▸ **DATA SEGMENT**
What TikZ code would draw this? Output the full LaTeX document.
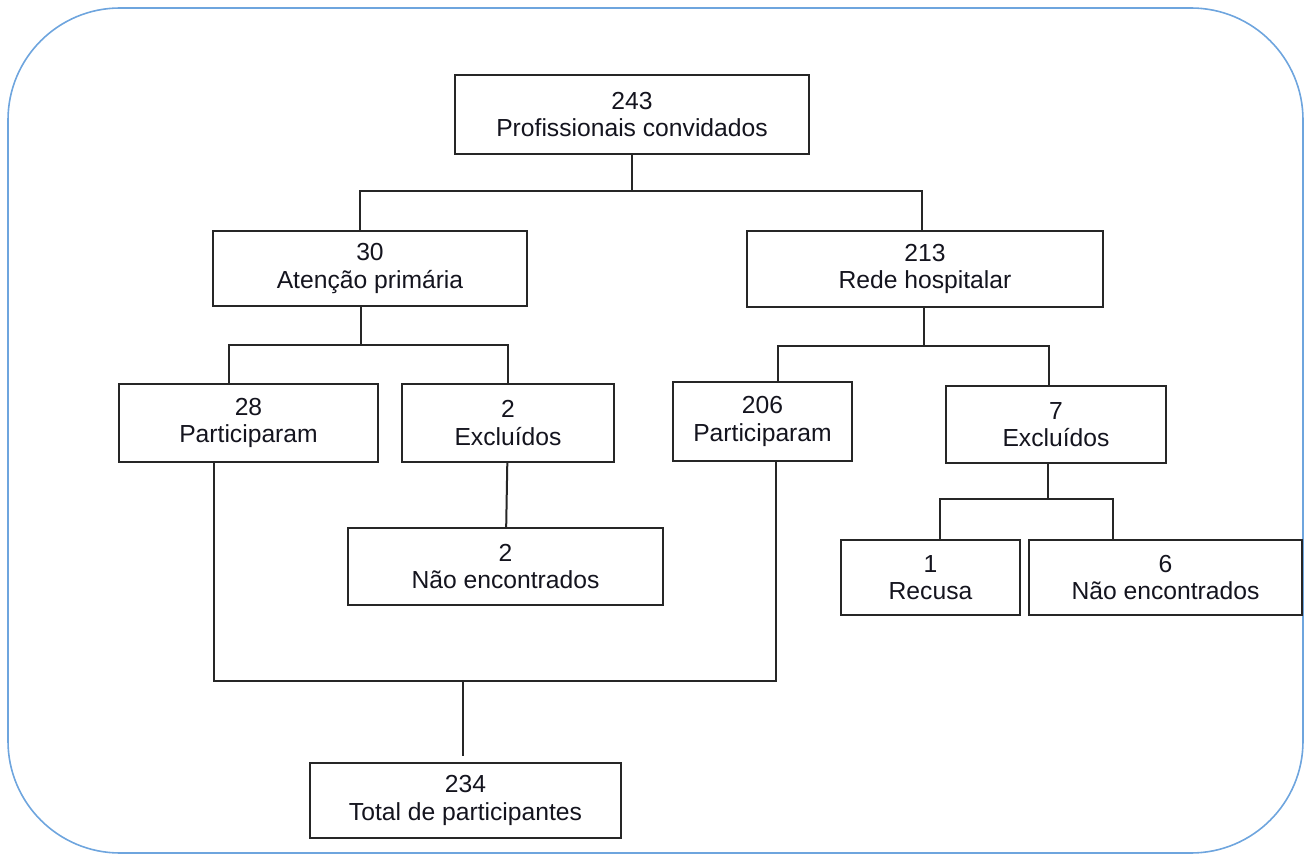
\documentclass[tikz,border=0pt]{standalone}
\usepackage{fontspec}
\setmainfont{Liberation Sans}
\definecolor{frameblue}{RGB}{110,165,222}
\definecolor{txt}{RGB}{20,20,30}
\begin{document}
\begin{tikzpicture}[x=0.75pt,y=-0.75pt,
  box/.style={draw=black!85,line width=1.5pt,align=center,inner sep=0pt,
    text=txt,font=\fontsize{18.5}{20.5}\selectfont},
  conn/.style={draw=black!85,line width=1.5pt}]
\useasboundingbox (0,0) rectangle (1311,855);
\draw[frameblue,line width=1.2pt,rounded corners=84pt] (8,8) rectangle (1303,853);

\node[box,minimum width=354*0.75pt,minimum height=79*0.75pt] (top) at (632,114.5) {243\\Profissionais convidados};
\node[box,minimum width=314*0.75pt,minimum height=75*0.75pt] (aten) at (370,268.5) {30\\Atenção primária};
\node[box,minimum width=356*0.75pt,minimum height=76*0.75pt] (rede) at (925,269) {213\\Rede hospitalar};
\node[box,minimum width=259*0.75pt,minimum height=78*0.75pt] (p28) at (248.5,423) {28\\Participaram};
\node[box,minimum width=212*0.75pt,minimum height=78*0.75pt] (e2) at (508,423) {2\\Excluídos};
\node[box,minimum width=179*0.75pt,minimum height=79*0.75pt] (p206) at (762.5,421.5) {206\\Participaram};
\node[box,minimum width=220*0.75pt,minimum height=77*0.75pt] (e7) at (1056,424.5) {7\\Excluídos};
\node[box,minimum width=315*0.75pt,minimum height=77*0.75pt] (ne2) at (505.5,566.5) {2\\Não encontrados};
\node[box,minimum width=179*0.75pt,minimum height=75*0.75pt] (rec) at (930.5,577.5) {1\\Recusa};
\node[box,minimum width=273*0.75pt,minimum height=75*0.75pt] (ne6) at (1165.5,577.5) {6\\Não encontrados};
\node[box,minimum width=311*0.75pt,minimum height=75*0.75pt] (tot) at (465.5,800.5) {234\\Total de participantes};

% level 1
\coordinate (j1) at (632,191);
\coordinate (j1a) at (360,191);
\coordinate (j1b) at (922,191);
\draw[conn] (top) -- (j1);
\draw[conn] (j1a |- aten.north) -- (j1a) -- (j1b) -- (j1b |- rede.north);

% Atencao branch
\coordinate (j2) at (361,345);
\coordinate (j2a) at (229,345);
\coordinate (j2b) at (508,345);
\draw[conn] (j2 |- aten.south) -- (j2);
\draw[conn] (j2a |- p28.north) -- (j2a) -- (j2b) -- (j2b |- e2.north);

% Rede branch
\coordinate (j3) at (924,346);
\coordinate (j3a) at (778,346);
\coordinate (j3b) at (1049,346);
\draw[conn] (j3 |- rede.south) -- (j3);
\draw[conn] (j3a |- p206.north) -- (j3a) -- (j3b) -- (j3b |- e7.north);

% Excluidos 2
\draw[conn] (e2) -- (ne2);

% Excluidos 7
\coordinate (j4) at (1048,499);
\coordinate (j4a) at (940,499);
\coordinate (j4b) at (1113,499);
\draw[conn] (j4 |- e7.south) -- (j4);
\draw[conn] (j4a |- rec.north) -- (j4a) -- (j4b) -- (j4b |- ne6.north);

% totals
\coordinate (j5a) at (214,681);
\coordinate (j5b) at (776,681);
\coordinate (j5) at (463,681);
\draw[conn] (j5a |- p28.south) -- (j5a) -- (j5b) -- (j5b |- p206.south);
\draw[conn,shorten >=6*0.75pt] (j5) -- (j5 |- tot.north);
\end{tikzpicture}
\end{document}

▸ **EXERCISE GOAL**
Restate the listing above word for word, and skip the pictures.

▸ **THE REPLY**
What TikZ code would draw this? Output the full LaTeX document.
\documentclass[tikz,border=0pt]{standalone}
\usepackage{fontspec}
\setmainfont{Liberation Sans}
\definecolor{frameblue}{RGB}{110,165,222}
\definecolor{txt}{RGB}{20,20,30}
\begin{document}
\begin{tikzpicture}[x=0.75pt,y=-0.75pt,
  box/.style={draw=black!85,line width=1.5pt,align=center,inner sep=0pt,
    text=txt,font=\fontsize{18.5}{20.5}\selectfont},
  conn/.style={draw=black!85,line width=1.5pt}]
\useasboundingbox (0,0) rectangle (1311,855);
\draw[frameblue,line width=1.2pt,rounded corners=84pt] (8,8) rectangle (1303,853);

\node[box,minimum width=354*0.75pt,minimum height=79*0.75pt] (top) at (632,114.5) {243\\Profissionais convidados};
\node[box,minimum width=314*0.75pt,minimum height=75*0.75pt] (aten) at (370,268.5) {30\\Atenção primária};
\node[box,minimum width=356*0.75pt,minimum height=76*0.75pt] (rede) at (925,269) {213\\Rede hospitalar};
\node[box,minimum width=259*0.75pt,minimum height=78*0.75pt] (p28) at (248.5,423) {28\\Participaram};
\node[box,minimum width=212*0.75pt,minimum height=78*0.75pt] (e2) at (508,423) {2\\Excluídos};
\node[box,minimum width=179*0.75pt,minimum height=79*0.75pt] (p206) at (762.5,421.5) {206\\Participaram};
\node[box,minimum width=220*0.75pt,minimum height=77*0.75pt] (e7) at (1056,424.5) {7\\Excluídos};
\node[box,minimum width=315*0.75pt,minimum height=77*0.75pt] (ne2) at (505.5,566.5) {2\\Não encontrados};
\node[box,minimum width=179*0.75pt,minimum height=75*0.75pt] (rec) at (930.5,577.5) {1\\Recusa};
\node[box,minimum width=273*0.75pt,minimum height=75*0.75pt] (ne6) at (1165.5,577.5) {6\\Não encontrados};
\node[box,minimum width=311*0.75pt,minimum height=75*0.75pt] (tot) at (465.5,800.5) {234\\Total de participantes};

% level 1
\coordinate (j1) at (632,191);
\coordinate (j1a) at (360,191);
\coordinate (j1b) at (922,191);
\draw[conn] (top) -- (j1);
\draw[conn] (j1a |- aten.north) -- (j1a) -- (j1b) -- (j1b |- rede.north);

% Atencao branch
\coordinate (j2) at (361,345);
\coordinate (j2a) at (229,345);
\coordinate (j2b) at (508,345);
\draw[conn] (j2 |- aten.south) -- (j2);
\draw[conn] (j2a |- p28.north) -- (j2a) -- (j2b) -- (j2b |- e2.north);

% Rede branch
\coordinate (j3) at (924,346);
\coordinate (j3a) at (778,346);
\coordinate (j3b) at (1049,346);
\draw[conn] (j3 |- rede.south) -- (j3);
\draw[conn] (j3a |- p206.north) -- (j3a) -- (j3b) -- (j3b |- e7.north);

% Excluidos 2
\draw[conn] (e2) -- (ne2);

% Excluidos 7
\coordinate (j4) at (1048,499);
\coordinate (j4a) at (940,499);
\coordinate (j4b) at (1113,499);
\draw[conn] (j4 |- e7.south) -- (j4);
\draw[conn] (j4a |- rec.north) -- (j4a) -- (j4b) -- (j4b |- ne6.north);

% totals
\coordinate (j5a) at (214,681);
\coordinate (j5b) at (776,681);
\coordinate (j5) at (463,681);
\draw[conn] (j5a |- p28.south) -- (j5a) -- (j5b) -- (j5b |- p206.south);
\draw[conn,shorten >=6*0.75pt] (j5) -- (j5 |- tot.north);
\end{tikzpicture}
\end{document}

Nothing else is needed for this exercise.